**EXERCISE PROMPT**
Below is some material; set it all down exactly, apart from the pictures.

**INFORMATION PROVIDED**
☆ ☆ ☆

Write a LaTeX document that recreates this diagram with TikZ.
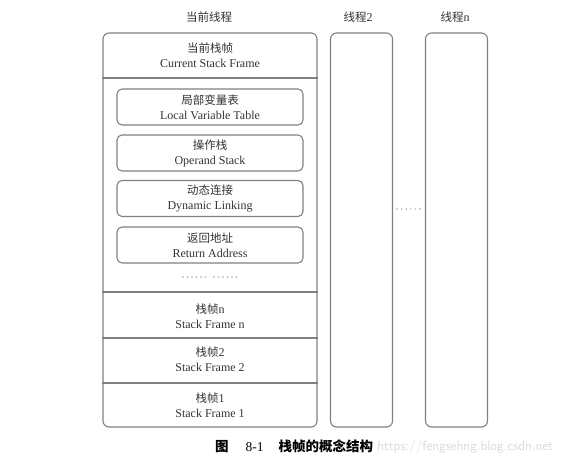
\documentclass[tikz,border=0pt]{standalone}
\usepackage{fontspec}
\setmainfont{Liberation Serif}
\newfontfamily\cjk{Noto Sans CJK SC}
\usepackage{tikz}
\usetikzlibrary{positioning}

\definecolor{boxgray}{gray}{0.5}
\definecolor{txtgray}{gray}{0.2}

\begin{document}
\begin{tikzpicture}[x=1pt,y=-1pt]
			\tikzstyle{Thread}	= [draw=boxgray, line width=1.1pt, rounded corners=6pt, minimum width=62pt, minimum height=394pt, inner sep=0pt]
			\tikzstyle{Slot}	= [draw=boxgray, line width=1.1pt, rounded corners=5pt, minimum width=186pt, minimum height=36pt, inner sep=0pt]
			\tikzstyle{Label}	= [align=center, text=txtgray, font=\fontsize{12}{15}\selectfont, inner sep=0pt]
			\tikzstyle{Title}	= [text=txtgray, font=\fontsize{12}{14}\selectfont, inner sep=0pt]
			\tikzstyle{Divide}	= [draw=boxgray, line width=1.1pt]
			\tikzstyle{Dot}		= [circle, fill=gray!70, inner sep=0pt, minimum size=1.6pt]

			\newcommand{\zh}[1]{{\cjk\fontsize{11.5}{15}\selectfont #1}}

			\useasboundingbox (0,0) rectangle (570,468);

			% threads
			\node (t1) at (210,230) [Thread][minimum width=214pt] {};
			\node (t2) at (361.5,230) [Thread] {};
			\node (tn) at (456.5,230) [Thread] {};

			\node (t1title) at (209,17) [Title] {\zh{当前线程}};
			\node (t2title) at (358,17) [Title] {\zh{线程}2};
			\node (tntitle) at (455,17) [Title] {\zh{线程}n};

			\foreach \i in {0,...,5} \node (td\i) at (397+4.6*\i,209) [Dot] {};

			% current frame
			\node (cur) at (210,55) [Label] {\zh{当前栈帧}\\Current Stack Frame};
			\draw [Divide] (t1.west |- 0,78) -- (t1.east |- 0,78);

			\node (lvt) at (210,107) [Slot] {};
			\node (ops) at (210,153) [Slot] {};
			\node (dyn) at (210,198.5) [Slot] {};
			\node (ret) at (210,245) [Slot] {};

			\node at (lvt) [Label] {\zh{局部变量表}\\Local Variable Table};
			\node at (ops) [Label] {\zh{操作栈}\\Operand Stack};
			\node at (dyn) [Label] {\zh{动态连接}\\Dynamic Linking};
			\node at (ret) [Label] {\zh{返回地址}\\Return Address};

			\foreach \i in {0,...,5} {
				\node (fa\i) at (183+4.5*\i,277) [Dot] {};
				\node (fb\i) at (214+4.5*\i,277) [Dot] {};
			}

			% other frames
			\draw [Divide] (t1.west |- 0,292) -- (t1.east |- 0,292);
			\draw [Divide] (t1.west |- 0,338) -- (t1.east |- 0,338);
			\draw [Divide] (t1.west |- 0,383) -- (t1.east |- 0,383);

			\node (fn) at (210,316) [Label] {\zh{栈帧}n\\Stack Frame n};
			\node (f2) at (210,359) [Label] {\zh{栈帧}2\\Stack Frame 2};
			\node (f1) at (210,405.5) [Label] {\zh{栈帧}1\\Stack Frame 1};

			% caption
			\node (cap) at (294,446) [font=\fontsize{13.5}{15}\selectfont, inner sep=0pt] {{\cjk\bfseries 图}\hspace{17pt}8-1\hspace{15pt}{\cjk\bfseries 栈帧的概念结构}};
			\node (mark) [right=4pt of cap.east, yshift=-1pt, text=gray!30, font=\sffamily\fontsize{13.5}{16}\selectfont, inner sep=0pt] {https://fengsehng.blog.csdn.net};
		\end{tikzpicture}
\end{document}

☆ ☆ ☆

**RESPONSE BELOW**
Write a LaTeX document that recreates this diagram with TikZ.
\documentclass[tikz,border=0pt]{standalone}
\usepackage{fontspec}
\setmainfont{Liberation Serif}
\newfontfamily\cjk{Noto Sans CJK SC}
\usepackage{tikz}
\usetikzlibrary{positioning}

\definecolor{boxgray}{gray}{0.5}
\definecolor{txtgray}{gray}{0.2}

\begin{document}
\begin{tikzpicture}[x=1pt,y=-1pt]
			\tikzstyle{Thread}	= [draw=boxgray, line width=1.1pt, rounded corners=6pt, minimum width=62pt, minimum height=394pt, inner sep=0pt]
			\tikzstyle{Slot}	= [draw=boxgray, line width=1.1pt, rounded corners=5pt, minimum width=186pt, minimum height=36pt, inner sep=0pt]
			\tikzstyle{Label}	= [align=center, text=txtgray, font=\fontsize{12}{15}\selectfont, inner sep=0pt]
			\tikzstyle{Title}	= [text=txtgray, font=\fontsize{12}{14}\selectfont, inner sep=0pt]
			\tikzstyle{Divide}	= [draw=boxgray, line width=1.1pt]
			\tikzstyle{Dot}		= [circle, fill=gray!70, inner sep=0pt, minimum size=1.6pt]

			\newcommand{\zh}[1]{{\cjk\fontsize{11.5}{15}\selectfont #1}}

			\useasboundingbox (0,0) rectangle (570,468);

			% threads
			\node (t1) at (210,230) [Thread][minimum width=214pt] {};
			\node (t2) at (361.5,230) [Thread] {};
			\node (tn) at (456.5,230) [Thread] {};

			\node (t1title) at (209,17) [Title] {\zh{当前线程}};
			\node (t2title) at (358,17) [Title] {\zh{线程}2};
			\node (tntitle) at (455,17) [Title] {\zh{线程}n};

			\foreach \i in {0,...,5} \node (td\i) at (397+4.6*\i,209) [Dot] {};

			% current frame
			\node (cur) at (210,55) [Label] {\zh{当前栈帧}\\Current Stack Frame};
			\draw [Divide] (t1.west |- 0,78) -- (t1.east |- 0,78);

			\node (lvt) at (210,107) [Slot] {};
			\node (ops) at (210,153) [Slot] {};
			\node (dyn) at (210,198.5) [Slot] {};
			\node (ret) at (210,245) [Slot] {};

			\node at (lvt) [Label] {\zh{局部变量表}\\Local Variable Table};
			\node at (ops) [Label] {\zh{操作栈}\\Operand Stack};
			\node at (dyn) [Label] {\zh{动态连接}\\Dynamic Linking};
			\node at (ret) [Label] {\zh{返回地址}\\Return Address};

			\foreach \i in {0,...,5} {
				\node (fa\i) at (183+4.5*\i,277) [Dot] {};
				\node (fb\i) at (214+4.5*\i,277) [Dot] {};
			}

			% other frames
			\draw [Divide] (t1.west |- 0,292) -- (t1.east |- 0,292);
			\draw [Divide] (t1.west |- 0,338) -- (t1.east |- 0,338);
			\draw [Divide] (t1.west |- 0,383) -- (t1.east |- 0,383);

			\node (fn) at (210,316) [Label] {\zh{栈帧}n\\Stack Frame n};
			\node (f2) at (210,359) [Label] {\zh{栈帧}2\\Stack Frame 2};
			\node (f1) at (210,405.5) [Label] {\zh{栈帧}1\\Stack Frame 1};

			% caption
			\node (cap) at (294,446) [font=\fontsize{13.5}{15}\selectfont, inner sep=0pt] {{\cjk\bfseries 图}\hspace{17pt}8-1\hspace{15pt}{\cjk\bfseries 栈帧的概念结构}};
			\node (mark) [right=4pt of cap.east, yshift=-1pt, text=gray!30, font=\sffamily\fontsize{13.5}{16}\selectfont, inner sep=0pt] {https://fengsehng.blog.csdn.net};
		\end{tikzpicture}
\end{document}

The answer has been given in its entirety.